Just as they kept us safe, so we shall do right by our veterans.
In addition to the extra £3 million we have invested in mental health support through NHS Op Courage, we are providing another £5 million to assist the military charities who do such magnificent work, with the aim of ensuring that no veteran’s request for help will go unanswered.
And now the evacuation – Op Pitting – will give way to Operation Warm Welcome, with an equal effort to help our Afghan friends begin their new lives here in the United Kingdom, and recognising the strength of feeling across the House about the plight of individual Afghans.
Years before this episode, we began to fulfil our obligation to those Afghans who had helped us, bringing 1,400 to the UK.
Then, in April this year, we expanded our efforts by opening the Afghan Relocations and Assistance Policy, and even before the onset of Operation Pitting we had brought around 2,000 to the UK between June and August. And our obligation lives on.
So let me say to anyone to whom we have made commitments - and who is currently in Afghanistan – we are working urgently with our friends in the region to secure safe passage and as soon as routes are available we will do everything possible to help you to reach safety.
Over and above this effort, the UK is formally launching a separate resettlement programme, providing a safe and legal route for up to 20,000 Afghans in the region over the coming years, with 5,000 in the first year.
We are upholding Britain’s finest tradition of welcoming those in need and I emphasise that under this scheme we will of course work with the UN and aid agencies to identify those we should help, as we have done in respect of those who fled the war in Syria – but we will also include Afghans who have contributed to civil society or who face a particular risk from the Taliban, for example, because of their role in standing up for democracy and human rights, or because of their gender, or sexuality or religion.

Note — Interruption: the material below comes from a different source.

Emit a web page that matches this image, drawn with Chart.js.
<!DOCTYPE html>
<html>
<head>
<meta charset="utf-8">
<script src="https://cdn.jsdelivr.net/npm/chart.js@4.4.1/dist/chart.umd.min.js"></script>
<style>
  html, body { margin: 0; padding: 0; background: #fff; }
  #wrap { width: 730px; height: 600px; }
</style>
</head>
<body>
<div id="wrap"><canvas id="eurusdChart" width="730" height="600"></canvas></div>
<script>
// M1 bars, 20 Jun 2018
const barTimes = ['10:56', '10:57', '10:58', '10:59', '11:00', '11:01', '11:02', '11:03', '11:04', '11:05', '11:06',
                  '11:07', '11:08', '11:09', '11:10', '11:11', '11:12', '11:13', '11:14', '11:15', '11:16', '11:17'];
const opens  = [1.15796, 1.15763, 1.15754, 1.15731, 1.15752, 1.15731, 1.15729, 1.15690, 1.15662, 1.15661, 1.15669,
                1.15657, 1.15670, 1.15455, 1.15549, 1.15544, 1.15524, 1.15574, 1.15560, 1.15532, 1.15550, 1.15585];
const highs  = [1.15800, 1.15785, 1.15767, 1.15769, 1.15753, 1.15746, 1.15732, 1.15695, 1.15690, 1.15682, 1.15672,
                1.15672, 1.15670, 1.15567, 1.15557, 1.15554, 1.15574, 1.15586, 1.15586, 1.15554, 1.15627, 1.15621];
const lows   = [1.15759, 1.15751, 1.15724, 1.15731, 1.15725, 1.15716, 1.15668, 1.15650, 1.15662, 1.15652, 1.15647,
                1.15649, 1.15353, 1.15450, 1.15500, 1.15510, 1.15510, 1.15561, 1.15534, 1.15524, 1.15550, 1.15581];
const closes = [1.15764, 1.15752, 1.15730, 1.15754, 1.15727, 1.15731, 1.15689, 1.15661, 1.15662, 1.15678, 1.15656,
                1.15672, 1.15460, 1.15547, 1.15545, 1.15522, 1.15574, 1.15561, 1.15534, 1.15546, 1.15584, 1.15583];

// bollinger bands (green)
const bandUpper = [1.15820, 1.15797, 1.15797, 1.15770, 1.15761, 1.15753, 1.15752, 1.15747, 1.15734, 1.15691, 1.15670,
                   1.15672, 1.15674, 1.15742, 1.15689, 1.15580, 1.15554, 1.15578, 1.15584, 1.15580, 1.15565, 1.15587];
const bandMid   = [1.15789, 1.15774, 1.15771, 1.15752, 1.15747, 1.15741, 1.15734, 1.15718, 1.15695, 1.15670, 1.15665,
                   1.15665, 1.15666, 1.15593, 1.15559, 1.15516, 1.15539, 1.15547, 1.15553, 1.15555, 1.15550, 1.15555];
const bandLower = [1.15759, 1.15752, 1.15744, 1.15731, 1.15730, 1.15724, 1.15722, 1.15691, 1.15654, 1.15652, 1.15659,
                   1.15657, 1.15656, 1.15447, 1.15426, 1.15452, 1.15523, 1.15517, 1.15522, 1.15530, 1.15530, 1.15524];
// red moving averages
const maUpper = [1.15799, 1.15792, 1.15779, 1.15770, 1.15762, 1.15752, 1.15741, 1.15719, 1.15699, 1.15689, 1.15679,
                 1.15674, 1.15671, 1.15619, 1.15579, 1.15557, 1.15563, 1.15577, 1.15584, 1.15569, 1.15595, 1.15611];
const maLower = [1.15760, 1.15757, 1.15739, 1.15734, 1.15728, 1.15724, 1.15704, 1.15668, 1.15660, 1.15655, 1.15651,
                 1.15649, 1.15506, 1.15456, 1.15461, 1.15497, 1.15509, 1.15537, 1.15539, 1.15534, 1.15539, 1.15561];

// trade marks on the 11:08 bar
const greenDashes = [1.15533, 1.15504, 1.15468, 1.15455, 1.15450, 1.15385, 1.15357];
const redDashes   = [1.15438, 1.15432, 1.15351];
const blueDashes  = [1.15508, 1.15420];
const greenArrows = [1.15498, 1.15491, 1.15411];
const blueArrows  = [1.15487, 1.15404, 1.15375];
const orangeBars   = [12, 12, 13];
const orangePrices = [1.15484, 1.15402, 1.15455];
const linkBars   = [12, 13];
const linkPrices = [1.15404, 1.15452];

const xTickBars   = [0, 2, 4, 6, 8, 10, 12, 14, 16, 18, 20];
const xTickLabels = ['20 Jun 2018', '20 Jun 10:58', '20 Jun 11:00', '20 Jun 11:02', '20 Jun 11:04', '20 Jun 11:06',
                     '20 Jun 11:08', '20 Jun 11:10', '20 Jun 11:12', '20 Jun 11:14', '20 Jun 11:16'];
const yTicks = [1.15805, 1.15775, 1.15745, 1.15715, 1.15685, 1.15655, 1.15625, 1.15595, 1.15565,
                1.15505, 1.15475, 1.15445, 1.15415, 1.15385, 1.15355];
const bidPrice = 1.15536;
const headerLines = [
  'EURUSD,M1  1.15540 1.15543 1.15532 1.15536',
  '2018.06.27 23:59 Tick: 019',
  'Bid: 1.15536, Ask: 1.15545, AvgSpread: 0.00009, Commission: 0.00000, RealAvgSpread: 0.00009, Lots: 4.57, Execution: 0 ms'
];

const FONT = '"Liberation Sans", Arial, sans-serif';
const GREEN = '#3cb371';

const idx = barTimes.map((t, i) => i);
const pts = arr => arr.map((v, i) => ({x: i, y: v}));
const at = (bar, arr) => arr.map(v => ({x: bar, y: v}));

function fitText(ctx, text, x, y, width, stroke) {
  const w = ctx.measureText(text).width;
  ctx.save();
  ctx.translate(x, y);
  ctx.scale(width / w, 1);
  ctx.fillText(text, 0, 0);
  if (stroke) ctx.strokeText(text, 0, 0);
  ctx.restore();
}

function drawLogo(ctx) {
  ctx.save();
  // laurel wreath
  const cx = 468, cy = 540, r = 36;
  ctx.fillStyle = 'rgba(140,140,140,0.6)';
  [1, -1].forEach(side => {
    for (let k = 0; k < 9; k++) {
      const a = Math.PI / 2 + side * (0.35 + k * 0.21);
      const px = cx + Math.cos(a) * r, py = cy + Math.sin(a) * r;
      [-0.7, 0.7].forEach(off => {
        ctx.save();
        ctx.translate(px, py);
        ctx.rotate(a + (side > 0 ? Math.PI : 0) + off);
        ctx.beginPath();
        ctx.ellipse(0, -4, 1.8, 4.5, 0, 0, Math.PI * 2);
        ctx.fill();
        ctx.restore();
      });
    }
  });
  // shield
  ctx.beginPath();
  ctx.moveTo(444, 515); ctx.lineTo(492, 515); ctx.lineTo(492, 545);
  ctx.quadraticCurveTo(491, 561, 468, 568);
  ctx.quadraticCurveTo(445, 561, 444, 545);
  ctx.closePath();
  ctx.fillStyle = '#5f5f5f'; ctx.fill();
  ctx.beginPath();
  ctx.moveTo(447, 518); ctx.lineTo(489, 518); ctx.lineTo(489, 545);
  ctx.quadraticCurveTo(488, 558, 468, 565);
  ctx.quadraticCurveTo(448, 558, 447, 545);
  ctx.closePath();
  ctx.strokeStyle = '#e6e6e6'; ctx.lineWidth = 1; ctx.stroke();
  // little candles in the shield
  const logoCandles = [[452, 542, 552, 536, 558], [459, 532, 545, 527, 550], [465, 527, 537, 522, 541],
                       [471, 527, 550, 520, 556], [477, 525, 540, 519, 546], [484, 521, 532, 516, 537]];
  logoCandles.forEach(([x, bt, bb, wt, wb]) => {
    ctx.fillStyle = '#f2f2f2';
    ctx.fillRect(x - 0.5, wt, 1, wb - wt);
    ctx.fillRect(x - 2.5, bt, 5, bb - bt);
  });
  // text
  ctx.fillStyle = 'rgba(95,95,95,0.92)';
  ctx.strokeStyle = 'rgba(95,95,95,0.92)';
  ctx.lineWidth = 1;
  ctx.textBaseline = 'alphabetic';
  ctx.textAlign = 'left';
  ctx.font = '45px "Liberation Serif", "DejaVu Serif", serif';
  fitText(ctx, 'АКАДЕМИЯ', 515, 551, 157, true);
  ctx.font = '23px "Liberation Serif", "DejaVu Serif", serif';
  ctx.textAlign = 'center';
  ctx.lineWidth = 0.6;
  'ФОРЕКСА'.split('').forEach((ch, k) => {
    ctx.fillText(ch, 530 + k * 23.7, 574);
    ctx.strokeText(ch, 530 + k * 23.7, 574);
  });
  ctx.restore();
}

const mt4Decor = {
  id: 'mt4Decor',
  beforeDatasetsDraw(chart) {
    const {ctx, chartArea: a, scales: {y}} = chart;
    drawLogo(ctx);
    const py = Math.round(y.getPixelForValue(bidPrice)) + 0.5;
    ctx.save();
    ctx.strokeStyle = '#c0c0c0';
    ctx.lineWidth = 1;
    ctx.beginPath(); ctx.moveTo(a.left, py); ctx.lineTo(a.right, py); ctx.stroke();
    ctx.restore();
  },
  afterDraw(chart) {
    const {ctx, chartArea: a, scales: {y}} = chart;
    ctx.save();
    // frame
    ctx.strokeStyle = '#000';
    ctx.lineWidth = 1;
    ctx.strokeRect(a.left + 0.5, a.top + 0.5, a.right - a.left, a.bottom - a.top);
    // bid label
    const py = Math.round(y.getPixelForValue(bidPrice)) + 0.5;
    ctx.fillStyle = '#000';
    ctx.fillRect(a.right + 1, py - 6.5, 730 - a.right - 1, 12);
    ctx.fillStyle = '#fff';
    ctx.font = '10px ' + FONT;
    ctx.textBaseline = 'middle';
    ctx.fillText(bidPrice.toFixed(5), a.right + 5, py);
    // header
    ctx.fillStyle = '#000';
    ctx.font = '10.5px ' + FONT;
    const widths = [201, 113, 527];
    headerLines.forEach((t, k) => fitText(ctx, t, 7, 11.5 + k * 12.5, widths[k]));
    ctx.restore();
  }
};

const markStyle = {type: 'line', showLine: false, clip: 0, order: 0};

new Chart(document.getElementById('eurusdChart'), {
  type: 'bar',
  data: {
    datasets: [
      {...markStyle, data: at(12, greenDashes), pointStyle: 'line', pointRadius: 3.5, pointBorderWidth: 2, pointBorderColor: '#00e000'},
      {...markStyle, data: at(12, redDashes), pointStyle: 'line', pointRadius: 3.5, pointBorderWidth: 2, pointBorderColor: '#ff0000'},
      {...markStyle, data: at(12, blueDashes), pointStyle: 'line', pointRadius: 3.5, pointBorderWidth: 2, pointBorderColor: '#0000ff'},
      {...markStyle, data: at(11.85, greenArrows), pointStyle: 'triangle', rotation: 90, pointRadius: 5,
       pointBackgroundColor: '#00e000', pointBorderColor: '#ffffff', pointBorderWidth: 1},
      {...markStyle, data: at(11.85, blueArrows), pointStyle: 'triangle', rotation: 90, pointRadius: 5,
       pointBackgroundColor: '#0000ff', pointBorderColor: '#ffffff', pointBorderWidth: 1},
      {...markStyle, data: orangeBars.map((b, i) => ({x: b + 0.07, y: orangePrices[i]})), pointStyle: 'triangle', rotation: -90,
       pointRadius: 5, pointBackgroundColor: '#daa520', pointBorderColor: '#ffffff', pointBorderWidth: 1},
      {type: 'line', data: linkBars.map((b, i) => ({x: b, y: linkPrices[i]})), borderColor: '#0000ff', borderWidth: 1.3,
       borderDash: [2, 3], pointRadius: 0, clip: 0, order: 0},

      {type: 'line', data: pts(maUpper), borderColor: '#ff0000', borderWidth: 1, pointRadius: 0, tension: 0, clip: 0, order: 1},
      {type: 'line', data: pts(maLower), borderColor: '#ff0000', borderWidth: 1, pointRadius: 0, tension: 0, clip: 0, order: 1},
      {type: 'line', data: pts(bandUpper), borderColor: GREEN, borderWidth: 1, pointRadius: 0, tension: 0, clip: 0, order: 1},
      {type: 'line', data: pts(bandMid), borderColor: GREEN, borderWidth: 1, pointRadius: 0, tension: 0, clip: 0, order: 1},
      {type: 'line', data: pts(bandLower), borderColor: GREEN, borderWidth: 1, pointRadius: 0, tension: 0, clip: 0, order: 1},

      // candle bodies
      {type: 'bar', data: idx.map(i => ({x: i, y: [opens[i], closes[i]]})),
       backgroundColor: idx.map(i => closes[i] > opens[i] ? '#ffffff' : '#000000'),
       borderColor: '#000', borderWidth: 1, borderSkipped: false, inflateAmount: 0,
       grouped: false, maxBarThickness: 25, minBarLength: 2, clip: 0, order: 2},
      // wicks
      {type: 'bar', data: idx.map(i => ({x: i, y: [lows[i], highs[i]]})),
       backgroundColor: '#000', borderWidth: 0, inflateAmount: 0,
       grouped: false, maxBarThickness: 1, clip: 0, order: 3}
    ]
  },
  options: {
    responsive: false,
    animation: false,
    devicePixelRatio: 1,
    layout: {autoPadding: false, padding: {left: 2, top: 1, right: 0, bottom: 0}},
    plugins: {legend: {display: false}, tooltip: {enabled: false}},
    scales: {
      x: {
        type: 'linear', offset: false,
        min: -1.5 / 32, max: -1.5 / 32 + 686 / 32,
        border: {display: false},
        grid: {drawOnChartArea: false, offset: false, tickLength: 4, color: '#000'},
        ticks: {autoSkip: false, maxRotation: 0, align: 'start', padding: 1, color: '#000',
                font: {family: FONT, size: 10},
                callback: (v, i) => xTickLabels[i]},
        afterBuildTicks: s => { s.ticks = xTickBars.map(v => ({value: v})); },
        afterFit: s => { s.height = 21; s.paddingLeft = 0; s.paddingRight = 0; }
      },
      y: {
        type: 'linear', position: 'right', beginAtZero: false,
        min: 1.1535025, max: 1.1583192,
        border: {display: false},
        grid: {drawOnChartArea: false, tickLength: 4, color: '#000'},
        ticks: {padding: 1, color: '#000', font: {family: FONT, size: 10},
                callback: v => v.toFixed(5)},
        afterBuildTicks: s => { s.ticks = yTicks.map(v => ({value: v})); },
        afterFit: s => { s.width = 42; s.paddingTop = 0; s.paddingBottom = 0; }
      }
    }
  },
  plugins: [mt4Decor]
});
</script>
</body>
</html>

All who come to our country through this safe and legal route will receive not a five year visa, but indefinite leave to remain and our support will include free English courses for adults, and 300 university scholarships.

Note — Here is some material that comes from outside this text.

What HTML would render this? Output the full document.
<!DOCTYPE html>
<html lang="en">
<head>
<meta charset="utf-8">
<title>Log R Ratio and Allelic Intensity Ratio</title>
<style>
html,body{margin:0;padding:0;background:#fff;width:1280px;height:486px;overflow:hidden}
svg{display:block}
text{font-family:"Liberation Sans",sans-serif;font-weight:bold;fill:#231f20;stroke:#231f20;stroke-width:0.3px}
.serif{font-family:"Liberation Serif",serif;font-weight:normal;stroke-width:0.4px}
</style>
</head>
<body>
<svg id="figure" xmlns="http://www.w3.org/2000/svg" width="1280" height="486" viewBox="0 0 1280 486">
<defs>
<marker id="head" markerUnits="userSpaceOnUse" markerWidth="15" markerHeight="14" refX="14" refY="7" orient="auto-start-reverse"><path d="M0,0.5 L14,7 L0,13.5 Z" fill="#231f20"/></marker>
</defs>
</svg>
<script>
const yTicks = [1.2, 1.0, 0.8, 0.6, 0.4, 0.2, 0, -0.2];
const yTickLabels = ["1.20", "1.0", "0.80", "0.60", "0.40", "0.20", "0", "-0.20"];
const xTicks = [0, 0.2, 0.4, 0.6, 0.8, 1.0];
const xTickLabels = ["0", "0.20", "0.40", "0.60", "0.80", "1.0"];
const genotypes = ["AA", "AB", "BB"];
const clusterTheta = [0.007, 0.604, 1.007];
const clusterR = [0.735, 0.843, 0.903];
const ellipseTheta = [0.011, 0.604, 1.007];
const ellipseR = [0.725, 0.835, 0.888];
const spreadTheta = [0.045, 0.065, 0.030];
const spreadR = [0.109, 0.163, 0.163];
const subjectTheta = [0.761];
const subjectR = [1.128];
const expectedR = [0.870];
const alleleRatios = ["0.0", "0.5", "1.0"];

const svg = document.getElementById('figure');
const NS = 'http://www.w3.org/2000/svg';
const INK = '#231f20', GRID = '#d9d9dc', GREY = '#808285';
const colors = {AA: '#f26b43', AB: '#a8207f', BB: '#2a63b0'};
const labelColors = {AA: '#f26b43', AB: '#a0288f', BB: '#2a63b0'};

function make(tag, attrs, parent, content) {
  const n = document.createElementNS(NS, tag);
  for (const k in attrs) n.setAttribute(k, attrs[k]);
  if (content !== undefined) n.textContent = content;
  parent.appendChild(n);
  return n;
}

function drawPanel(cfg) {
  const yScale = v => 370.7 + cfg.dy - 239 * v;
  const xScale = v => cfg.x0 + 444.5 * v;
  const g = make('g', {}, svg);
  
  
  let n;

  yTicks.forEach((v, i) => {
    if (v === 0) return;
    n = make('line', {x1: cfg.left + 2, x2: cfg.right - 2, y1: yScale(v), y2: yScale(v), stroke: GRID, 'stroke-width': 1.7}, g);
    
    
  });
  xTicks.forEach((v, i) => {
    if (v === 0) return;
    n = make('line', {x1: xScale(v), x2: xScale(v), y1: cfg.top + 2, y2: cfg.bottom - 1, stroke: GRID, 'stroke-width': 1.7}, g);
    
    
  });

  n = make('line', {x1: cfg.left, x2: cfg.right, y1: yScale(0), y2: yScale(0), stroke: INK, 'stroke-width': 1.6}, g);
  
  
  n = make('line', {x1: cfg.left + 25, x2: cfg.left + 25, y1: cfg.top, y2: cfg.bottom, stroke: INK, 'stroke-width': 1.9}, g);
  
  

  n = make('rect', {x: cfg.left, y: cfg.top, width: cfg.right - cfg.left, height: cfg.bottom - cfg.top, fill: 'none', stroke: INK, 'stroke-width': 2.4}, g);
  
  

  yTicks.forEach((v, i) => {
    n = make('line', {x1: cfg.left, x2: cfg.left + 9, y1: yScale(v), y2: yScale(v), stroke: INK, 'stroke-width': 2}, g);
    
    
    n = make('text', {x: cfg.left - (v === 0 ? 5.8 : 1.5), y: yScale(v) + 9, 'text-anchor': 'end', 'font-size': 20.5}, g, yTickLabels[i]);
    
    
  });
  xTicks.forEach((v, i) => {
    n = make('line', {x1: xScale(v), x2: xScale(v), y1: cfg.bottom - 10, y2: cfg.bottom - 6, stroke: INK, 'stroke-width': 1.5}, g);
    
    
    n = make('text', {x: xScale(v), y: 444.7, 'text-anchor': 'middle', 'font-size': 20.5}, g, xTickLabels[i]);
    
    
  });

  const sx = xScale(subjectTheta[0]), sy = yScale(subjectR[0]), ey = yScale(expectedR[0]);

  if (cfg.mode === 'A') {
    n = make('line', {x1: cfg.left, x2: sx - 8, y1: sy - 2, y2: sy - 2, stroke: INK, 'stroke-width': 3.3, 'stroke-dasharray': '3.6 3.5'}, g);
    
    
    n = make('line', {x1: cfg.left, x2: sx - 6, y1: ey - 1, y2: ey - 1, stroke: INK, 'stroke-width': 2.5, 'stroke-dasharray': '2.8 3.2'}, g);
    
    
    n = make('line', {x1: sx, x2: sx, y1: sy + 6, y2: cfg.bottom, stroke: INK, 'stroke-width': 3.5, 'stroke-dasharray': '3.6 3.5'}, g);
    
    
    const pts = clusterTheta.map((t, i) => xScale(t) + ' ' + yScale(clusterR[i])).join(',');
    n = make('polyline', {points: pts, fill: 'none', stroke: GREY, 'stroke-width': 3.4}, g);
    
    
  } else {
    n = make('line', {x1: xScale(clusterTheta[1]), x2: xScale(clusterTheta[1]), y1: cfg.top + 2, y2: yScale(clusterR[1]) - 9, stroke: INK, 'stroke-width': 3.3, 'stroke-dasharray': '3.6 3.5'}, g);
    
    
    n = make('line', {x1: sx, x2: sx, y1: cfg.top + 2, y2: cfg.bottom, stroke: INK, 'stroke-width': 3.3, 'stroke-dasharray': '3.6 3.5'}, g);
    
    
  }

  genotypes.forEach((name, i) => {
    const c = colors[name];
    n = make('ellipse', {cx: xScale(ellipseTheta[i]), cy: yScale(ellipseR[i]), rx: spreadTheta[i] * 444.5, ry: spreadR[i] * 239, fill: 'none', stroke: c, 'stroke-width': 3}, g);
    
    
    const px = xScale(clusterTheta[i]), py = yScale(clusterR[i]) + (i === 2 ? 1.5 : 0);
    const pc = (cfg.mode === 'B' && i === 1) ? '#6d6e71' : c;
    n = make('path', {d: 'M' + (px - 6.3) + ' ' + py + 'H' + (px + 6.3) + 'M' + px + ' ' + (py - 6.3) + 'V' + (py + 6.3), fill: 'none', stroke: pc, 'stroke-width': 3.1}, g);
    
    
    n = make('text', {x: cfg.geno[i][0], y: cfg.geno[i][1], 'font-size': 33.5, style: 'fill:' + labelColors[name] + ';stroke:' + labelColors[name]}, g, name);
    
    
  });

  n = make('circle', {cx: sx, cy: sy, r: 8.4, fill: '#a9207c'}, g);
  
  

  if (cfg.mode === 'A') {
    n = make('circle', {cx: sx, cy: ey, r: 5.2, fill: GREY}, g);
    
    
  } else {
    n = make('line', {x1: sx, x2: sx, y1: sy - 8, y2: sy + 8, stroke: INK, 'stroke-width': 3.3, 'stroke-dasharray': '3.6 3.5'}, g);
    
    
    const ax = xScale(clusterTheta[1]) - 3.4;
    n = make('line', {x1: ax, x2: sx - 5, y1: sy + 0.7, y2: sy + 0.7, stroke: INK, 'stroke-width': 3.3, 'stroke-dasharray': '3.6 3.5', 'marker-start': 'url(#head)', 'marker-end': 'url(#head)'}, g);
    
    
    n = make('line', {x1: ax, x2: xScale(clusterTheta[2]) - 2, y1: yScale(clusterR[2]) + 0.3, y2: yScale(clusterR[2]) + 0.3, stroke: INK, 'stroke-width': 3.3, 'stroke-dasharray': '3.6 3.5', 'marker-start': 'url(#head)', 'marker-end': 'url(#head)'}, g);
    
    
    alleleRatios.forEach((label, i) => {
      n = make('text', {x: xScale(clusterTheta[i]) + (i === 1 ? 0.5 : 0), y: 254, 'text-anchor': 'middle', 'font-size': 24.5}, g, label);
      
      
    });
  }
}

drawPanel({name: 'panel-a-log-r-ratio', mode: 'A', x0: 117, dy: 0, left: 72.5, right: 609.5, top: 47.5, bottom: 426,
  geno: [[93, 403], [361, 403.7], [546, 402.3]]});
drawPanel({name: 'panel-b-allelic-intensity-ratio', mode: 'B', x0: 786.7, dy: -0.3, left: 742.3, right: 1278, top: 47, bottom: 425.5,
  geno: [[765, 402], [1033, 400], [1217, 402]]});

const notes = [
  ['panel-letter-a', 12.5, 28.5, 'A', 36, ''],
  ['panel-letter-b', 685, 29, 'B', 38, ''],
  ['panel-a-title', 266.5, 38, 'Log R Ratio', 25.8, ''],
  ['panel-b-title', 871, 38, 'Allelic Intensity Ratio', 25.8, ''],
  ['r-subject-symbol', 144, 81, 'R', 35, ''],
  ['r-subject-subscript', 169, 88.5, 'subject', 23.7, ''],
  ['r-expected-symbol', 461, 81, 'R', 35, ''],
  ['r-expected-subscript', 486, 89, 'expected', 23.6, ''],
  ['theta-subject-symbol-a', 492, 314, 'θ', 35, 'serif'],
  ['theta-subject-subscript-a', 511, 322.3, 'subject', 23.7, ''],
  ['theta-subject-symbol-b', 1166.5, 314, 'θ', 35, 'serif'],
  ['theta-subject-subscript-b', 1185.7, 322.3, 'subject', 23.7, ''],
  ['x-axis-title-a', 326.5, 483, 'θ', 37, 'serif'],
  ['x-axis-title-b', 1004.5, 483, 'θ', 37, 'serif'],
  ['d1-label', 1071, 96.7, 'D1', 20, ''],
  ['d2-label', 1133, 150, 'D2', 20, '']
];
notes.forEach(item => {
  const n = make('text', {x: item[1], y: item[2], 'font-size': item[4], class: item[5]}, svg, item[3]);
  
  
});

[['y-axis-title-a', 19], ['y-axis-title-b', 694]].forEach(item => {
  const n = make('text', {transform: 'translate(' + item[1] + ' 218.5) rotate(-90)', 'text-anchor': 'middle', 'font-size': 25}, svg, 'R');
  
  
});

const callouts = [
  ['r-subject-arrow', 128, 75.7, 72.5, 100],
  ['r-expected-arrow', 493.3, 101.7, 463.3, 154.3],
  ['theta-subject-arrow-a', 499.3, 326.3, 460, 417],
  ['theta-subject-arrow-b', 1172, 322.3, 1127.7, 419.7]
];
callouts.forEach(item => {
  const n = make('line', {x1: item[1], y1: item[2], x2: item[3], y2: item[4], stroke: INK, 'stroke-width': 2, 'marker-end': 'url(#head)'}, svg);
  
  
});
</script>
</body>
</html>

We will shortly be writing to local authorities and the Devolved Administrations with details on funding for extra school places and long-term accommodation across the UK.

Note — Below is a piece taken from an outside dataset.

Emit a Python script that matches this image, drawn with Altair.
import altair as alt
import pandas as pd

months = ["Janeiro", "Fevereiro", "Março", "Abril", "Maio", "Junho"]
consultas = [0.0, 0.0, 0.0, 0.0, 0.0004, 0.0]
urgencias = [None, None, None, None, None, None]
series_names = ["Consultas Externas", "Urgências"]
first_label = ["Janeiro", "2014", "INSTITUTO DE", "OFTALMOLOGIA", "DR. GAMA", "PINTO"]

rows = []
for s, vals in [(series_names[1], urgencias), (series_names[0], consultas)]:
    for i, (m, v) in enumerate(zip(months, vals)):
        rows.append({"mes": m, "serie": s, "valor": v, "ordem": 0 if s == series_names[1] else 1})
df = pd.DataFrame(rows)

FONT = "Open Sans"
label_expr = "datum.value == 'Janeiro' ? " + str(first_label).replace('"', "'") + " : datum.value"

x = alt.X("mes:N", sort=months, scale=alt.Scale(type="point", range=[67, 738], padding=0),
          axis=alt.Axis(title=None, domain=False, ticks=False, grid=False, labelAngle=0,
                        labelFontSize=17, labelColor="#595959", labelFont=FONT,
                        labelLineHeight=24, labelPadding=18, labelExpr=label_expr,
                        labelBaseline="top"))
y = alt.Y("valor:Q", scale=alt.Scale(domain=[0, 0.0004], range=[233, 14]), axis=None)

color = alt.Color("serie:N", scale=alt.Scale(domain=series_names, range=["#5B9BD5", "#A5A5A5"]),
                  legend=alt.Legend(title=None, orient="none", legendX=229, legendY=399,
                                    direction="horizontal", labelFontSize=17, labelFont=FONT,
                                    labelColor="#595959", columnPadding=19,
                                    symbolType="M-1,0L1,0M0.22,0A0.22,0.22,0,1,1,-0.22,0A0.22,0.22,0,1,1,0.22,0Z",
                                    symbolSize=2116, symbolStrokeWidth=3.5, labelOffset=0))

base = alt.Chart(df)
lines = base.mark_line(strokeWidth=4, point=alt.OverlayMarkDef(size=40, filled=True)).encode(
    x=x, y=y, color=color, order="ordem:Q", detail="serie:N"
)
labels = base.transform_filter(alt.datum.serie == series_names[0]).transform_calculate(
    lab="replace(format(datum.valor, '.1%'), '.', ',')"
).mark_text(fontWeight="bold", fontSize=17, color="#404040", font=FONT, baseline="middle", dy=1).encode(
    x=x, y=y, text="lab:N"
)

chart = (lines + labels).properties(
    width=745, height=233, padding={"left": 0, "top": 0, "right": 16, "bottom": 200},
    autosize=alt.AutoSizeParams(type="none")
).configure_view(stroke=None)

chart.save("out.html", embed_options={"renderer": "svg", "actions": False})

I am grateful for everything they are doing, and, of course, for the work of my Honourable Friend the Minister for Afghan resettlement.
I am delighted – but not surprised – that across our country, people have been fundraising for our Afghan friends and we have received numerous offers of help from charities and ordinary families alike, and anyone who wishes to join that effort can do so through gov.uk.
Mr Speaker, our first duty is the security of the United Kingdom and if the new regime in Kabul wants international recognition and access to the billions of dollars currently frozen in overseas accounts, then we and our friends will hold them to their agreement to prevent Afghanistan from ever again becoming an incubator for terrorism.
And we shall insist on safe passage for anyone who wishes to leave, and respect for the rights of women and girls. Our aim is to rally the strongest international consensus behind these principles, so that as far as possible the world speaks to the Taliban with one voice.
To that end, I called an emergency meeting of G7 leaders which made these aims the basis of our common approach, and the UK helped to secure a UN Resolution, passed by the Security Council last week, making the same demands.
Later this month, at the UN General Assembly in New York, I will work with Secretary-General Guterres and other leaders to widen that consensus still further.
We will judge the Taliban by their actions not their words and use every economic, political and diplomatic lever to protect our own countries from harm and to help the Afghan people.
We have already doubled the UK’s humanitarian and development assistance to £286 million this year, including to help people in the region.
Mr Speaker, on Saturday we shall mark the 20th anniversary of the reason why we went into Afghanistan in the first place: the terrorist attacks on the United States which claimed 2,977 lives, including those of 67 Britons.
And if anyone is still tempted to say that we have achieved nothing in that country in twenty years, tell them that our armed forces and those of our allies enabled 3.6 million girls to go to school; tell them that this country and the Western world were protected from Al Qaeda in Afghanistan throughout that period; and tell them we have just mounted the biggest humanitarian airlift in recent history: eight times, the RAF rescued more than 400 people on board a single plane – the most that have ever travelled on an RAF aircraft in its 103 year history, helping thousands of people in fear for their lives, helping thousands to whom this country owes so much, and thereby revealing the fundamental values of the United Kingdom.
There are very few countries that have the military capability to do what we have just done and fewer still who would have felt the moral imperative to act in the same way.
We can be proud of our forces for everything they have achieved and for the legacy they leave behind.
And what they did was in the best traditions of this country, and I commend this Statement to the House.